Facebook's plan to launch a new digital currency, Libra, has triggered a debate in China as to whether Beijing should welcome, worry about or simply ignore the launch.
On one hand, there are concerns that Libra could bring fresh uncertainty to Beijing's vision of a future move away from the US dollar hegemony, and also pose new risks to China's capital controls.
On the other hand, Libra could offer fresh incentives for China to accelerate the creation of its own digital currencies and provide a benchmark against which Beijing can view how other countries regulate them, analysts in China said.
The People's Bank of China (PBOC) has yet to make any official comment on Libra, while Facebook remains banned by China's internet censors.

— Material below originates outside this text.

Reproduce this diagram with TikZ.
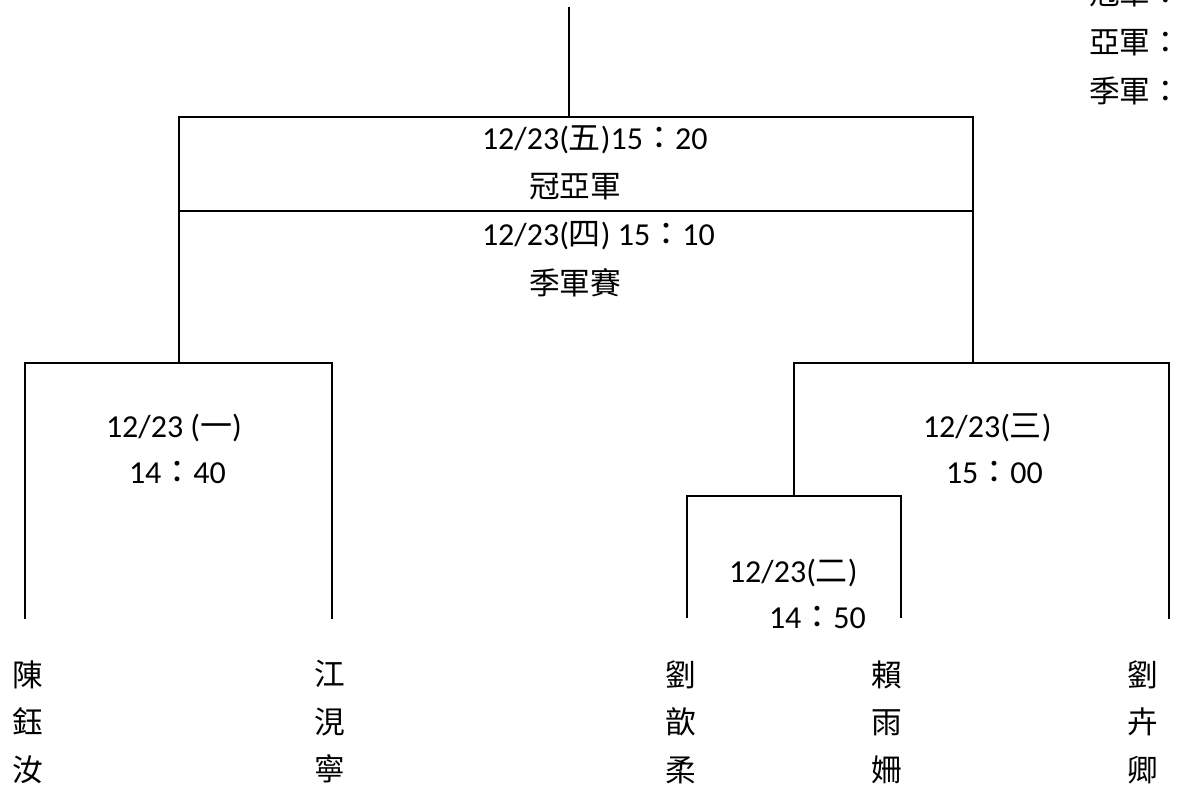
\documentclass[tikz,border=0pt]{standalone}
\usepackage{fontspec}
\setmainfont{Carlito}
\newfontfamily\zhfont{Noto Sans CJK TC}
\newcommand\zh[1]{{\zhfont #1}}
\begin{document}
\begin{tikzpicture}[x=0.75pt,y=-0.75pt,line width=1.5pt,
  every node/.style={inner sep=0pt,font=\fontsize{24}{28}\selectfont},
  lbl/.style={anchor=base west},
  namecol/.style={align=center,font=\zhfont\fontsize{23}{35.6}\selectfont},
  bracket/.style={draw=black,line width=1.5pt}]
\useasboundingbox (0,0) rectangle (1191,795);
% coordinates
\coordinate (top) at (569,7);
\coordinate (f) at (569,117);
\coordinate (fl) at (179,117);
\coordinate (fr) at (973,117);
\coordinate (ml) at (179,211);
\coordinate (mr) at (973,211);
\coordinate (sl) at (179,363);
\coordinate (sr) at (973,363);
\coordinate (a1) at (25,363);
\coordinate (a2) at (332,363);
\coordinate (a1b) at (25,619);
\coordinate (a2b) at (332,619);
\coordinate (b1) at (794,363);
\coordinate (b2) at (1169,363);
\coordinate (b1b) at (794,496);
\coordinate (b2b) at (1169,619);
\coordinate (c1) at (687,496);
\coordinate (c2) at (901,496);
\coordinate (c1b) at (687,618);
\coordinate (c2b) at (901,618);
% lines
\draw[bracket] (top) -- (f);
\draw[bracket] (sl) -- (fl) -- (fr) -- (sr);
\draw[bracket] (ml) -- (mr);
\draw[bracket] (a1b) -- (a1) -- (a2) -- (a2b);
\draw[bracket] (b2b) -- (b2) -- (b1) -- (b1b);
\draw[bracket] (c1b) -- (c1) -- (c2) -- (c2b);
% labels
\node[lbl] (t1) at (481,150) {12/23(\zh{五})15\zh{：}20};
\node[font=\zhfont\fontsize{23}{28}\selectfont] (t2) at (575,187) {冠亞軍};
\node[lbl] (t3) at (481,245) {12/23(\zh{四}) 15\zh{：}10};
\node[font=\zhfont\fontsize{23}{28}\selectfont] (t4) at (575,283) {季軍賽};
\node[lbl] (g1) at (105,437) {12/23 (\zh{一})};
\node[lbl] (g1t) at (128,483) {14\zh{：}40};
\node[lbl] (g3) at (922,437) {12/23(\zh{三})};
\node[lbl] (g3t) at (945,483) {15\zh{：}00};
\node[lbl] (g2) at (728,582) {12/23(\zh{二})};
\node[lbl] (g2t) at (768,628) {14\zh{：}50};
% names
\node[namecol] (n1) at (28,722) {陳\\鈺\\汝};
\node[namecol] (n2) at (330,722) {江\\涀\\寧};
\node[namecol] (n3) at (681,722) {劉\\歆\\柔};
\node[namecol] (n4) at (887,722) {賴\\雨\\姍};
\node[namecol] (n5) at (1143,722) {劉\\卉\\卿};
% results
\node[anchor=west,align=left,font=\zhfont\fontsize{23}{36.75}\selectfont] (res) at (1088,43) {冠軍：\\亞軍：\\季軍：};
\end{tikzpicture}
\end{document}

Libra, which could be launched in the first half of next year, regulatory approval permitting, has the potential to tap into the social network's 2 billion-plus users, who would theoretically be able to use it to save and transfer money, and buy goods and services.
It will be pegged to a basket of major currencies to limit its volatility and already 27 companies, including Visa, Mastercard, PayPal, Vodafone and Uber, have agreed to partner with Facebook on the project.

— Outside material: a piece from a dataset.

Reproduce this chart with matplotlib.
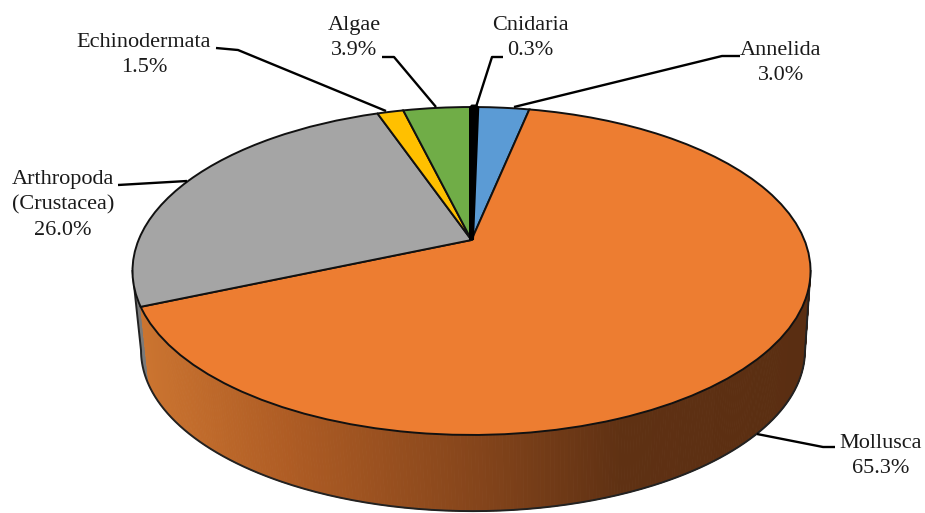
import numpy as np
import matplotlib
matplotlib.use("Agg")
import matplotlib.pyplot as plt
from matplotlib.transforms import Transform
from matplotlib.collections import PolyCollection
from matplotlib.colors import LinearSegmentedColormap

categories = ["Cnidaria", "Annelida", "Mollusca", "Arthropoda\n(Crustacea)", "Echinodermata", "Algae"]
values = [0.3, 3.0, 65.3, 26.0, 1.5, 3.9]
value_labels = ["0.3%", "3.0%", "65.3%", "26.0%", "1.5%", "3.9%"]
colors = ["#000000", "#5B9BD5", "#ED7D31", "#A5A5A5", "#FFC000", "#70AD47"]

plt.rcParams["font.family"] = ["Liberation Serif", "DejaVu Serif"]
fig = plt.figure(figsize=(9.25, 5.13), dpi=100)
ax = fig.add_axes([0, 0, 1, 1])

K = 0.189


class Perspective(Transform):
    input_dims = 2
    output_dims = 2
    is_separable = False
    has_inverse = False

    def __init__(self, cx, cy, a, b):
        super().__init__()
        self.cx, self.cy, self.a, self.b = cx, cy, a, b

    def transform_non_affine(self, values):
        v = np.asarray(values, float)
        d = 1 + K * v[:, 1]
        return np.column_stack([self.cx + self.a * v[:, 0] / d, self.cy - self.b * v[:, 1] / d])


top = Perspective(471.5, 240, 332.9, 158.1)
bottom = Perspective(473, 320, 326, 155)

wedges, _ = ax.pie(values, colors=colors, startangle=90, counterclock=False,
                   wedgeprops=dict(edgecolor="#111111", linewidth=1.4, zorder=5))
ax.set_aspect("auto")
ax.set_xlim(0, 925)
ax.set_ylim(513, 0)
ax.axis("off")
for w in wedges:
    w.set_transform(top + ax.transData)
    w.set_clip_on(False)
wedges[0].set_edgecolor("#000000")
wedges[0].set_linewidth(3.6)
wedges[0].set_joinstyle("bevel")
wedges[0].set_zorder(6)

# side wall of the disc
edges = 90 - 3.6 * np.concatenate([[0], np.cumsum(values)])
grad = LinearSegmentedColormap.from_list(
    "wall", [(0, "#CB7430"), (0.22, "#AE5C24"), (0.5, "#85451B"), (0.72, "#5F3113"), (1, "#5A2E12")])


def rim(tf, deg):
    r = np.radians(deg)
    return tf.transform_non_affine(np.column_stack([np.cos(r), np.sin(r)]))


idx_m = categories.index("Mollusca")
idx_g = categories.index("Arthropoda\n(Crustacea)")
side = np.degrees(np.arcsin(K))  # where the disc is widest on screen
# Mollusca wall: front part only
theta = np.linspace(-side, edges[idx_m + 1], 300)
t, b = rim(top, theta), rim(bottom, theta)
polys, cols = [], []
for i in range(len(theta) - 1):
    polys.append([t[i], t[i + 1], b[i + 1], b[i]])
    mid = (t[i, 0] + t[i + 1, 0]) / 2
    cols.append(grad(np.clip((mid - 140) / 670, 0, 1)))
ax.add_collection(PolyCollection(polys, facecolors=cols, edgecolors=cols, linewidths=0.7, zorder=2))
# Arthropoda wall
theta2 = np.linspace(edges[idx_g], -180 + side, 12)
t2, b2 = rim(top, theta2), rim(bottom, theta2)
ax.fill(np.r_[t2[:, 0], b2[::-1, 0]], np.r_[t2[:, 1], b2[::-1, 1]],
        color="#7A7A7A", zorder=1, lw=0)
# wall outline
sil = np.vstack([t[:1], b, b2, t2[-1:]])
ax.plot(sil[:, 0], sil[:, 1], color="#222222", lw=1.4, zorder=3)

# leader lines
leaders = {
    "Cnidaria": [(476, 107), (492, 57), (503, 57)],
    "Annelida": [(514, 107), (722, 56), (740, 56)],
    "Mollusca": [(757, 434), (823, 447), (835, 447)],
    "Arthropoda\n(Crustacea)": [(187, 181), (118, 185)],
    "Echinodermata": [(386, 111), (238, 50), (216, 48)],
    "Algae": [(436, 107), (394, 57), (382, 57)],
}
label_pos = {
    "Cnidaria": (530, 38),
    "Annelida": (781, 63),
    "Mollusca": (881, 456),
    "Arthropoda\n(Crustacea)": (63, 205),
    "Echinodermata": (144, 55),
    "Algae": (354, 38),
}
for cat, val in zip(categories, value_labels):
    pts = np.array(leaders[cat])
    ax.plot(pts[:, 0], pts[:, 1], color="black", lw=1.7, zorder=7, solid_capstyle="butt")
    x, y = label_pos[cat]
    ax.text(x, y, f"{cat}\n{val}", ha="center", va="center", fontsize=16, color="#1a1a1a",
            linespacing=1.47, zorder=8)

fig.savefig("out.png", dpi=100)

It marks a step forward in creating a "super sovereign" currency, mirroring Beijing's own goal of reducing the dollar's dominance, but does not conform to Beijing's idea of a future world currency based upon Special Drawing Rights (SDR), an accounting unit used by the International Monetary Fund.
The value of the SDR is based on a basket of major currencies, including the yuan, but has not gained much traction as a reserve or transaction currency.
Shen Jianguang, chief economist at JD Finance and a veteran Chinese economy watcher, said China's idea of having an SDR-based currency based replace the US dollar never took off because it received little support from the private sector or other central banks.
"Compared to the SDR that is used by governments (rather than the general public, SDR is used by central banks to adjust their currency reserves), Libra could have a much wider application," Shen said.
China's vision for a future international monetary system was elaborated on in a paper published in 2009 by Zhou Xiaochuan, then PBOC governor.
Zhou wrote that the US dollar's primacy was a source of international financial instability and suggested that the rest of the world could create a super sovereign currency based on the SDR to replace it.
China tried to boost the international clout of the yuan in the years following the global financial crisis, successfully convincing the IMF to include its currency into the SDR basket in 2016.
The weighting of the yuan in the SDR basket is set at 11 per cent, below only those of the US dollar and the euro. However, the actual use of the yuan in international payments was still less than 2 per cent in June, behind the US dollar, the euro, the yen and the British pound.
Earlier this month, Zhou, who stepped down as central bank head two years ago after 15 years at the helm, said that China might need to wait for the next financial crisis to see a major step forward in the yuan's internationalisation.
"Future crises will continue to emerge, and their types may change. Our thoughts on the reserve currency (the US dollar) - its value, its purchasing power, and the convenience of use for payments - will evolve as well," Zhou said.
It is still unknown if the Chinese currency, also known as the renminbi, will be used as an underlying currency for Libra.
Meanwhile, none of the 27 companies partnering with Facebook in the launch are Chinese. In theory, Chinese institutions still have the chance to join as Facebook plans to bring in at least 100 partner companies.
However, any immediate disruption to the Chinese system stemming from Libra would likely be limited, since Beijing's internet firewall blocks both Facebook and its messaging service WhatsApp. China also maintains a blanket ban on any digital currency trading or offering.
Charlie Tsai, a senior researcher at the Fintech Institute of Renmin University of China, said Libra's emergence could send a message to the Chinese authorities that it should be more open to private sector digital currency activity, since heavy-handed regulation could kill innovation.
"It could also be an opportunity for China, because Libra will not cover the Chinese market," Tsai said. "Our big firms could be part of the Libra association abroad. And if regulations permit in the future, we could establish our own non-sovereign stable coin association similar to Libra's."
Libra also provides Chinese regulators with the opportunity to learn how other countries regulate Libra, both separately and jointly, he added.
Meng Yan, the vice-president of Chinese Software Developer Network and a blockchain expert, said on Sunday that Libra is the first digital super sovereign currency in human history but "it will not be the last".
Some analysts also said China could largely ignore Libra.
Wang Yongli, a former vice-president at Bank of China, a state-owned bank, wrote in a social media post that Libra will just be a token for the online community and "will never replace sovereign currencies".
Ye Tan, an independent Chinese financial commentator, agreed. "The era of precious metals has continued for thousands of years," she wrote in a blog post, in reference to the document Facebook released last week in announcing its plans for Libra.
"It is less than 50 years from the start of the Bretton Woods system to the present. The digital currency has just emerged. The monetary system has changed through bloody and cruel wars. Humanity and the economy will not change because of a white paper."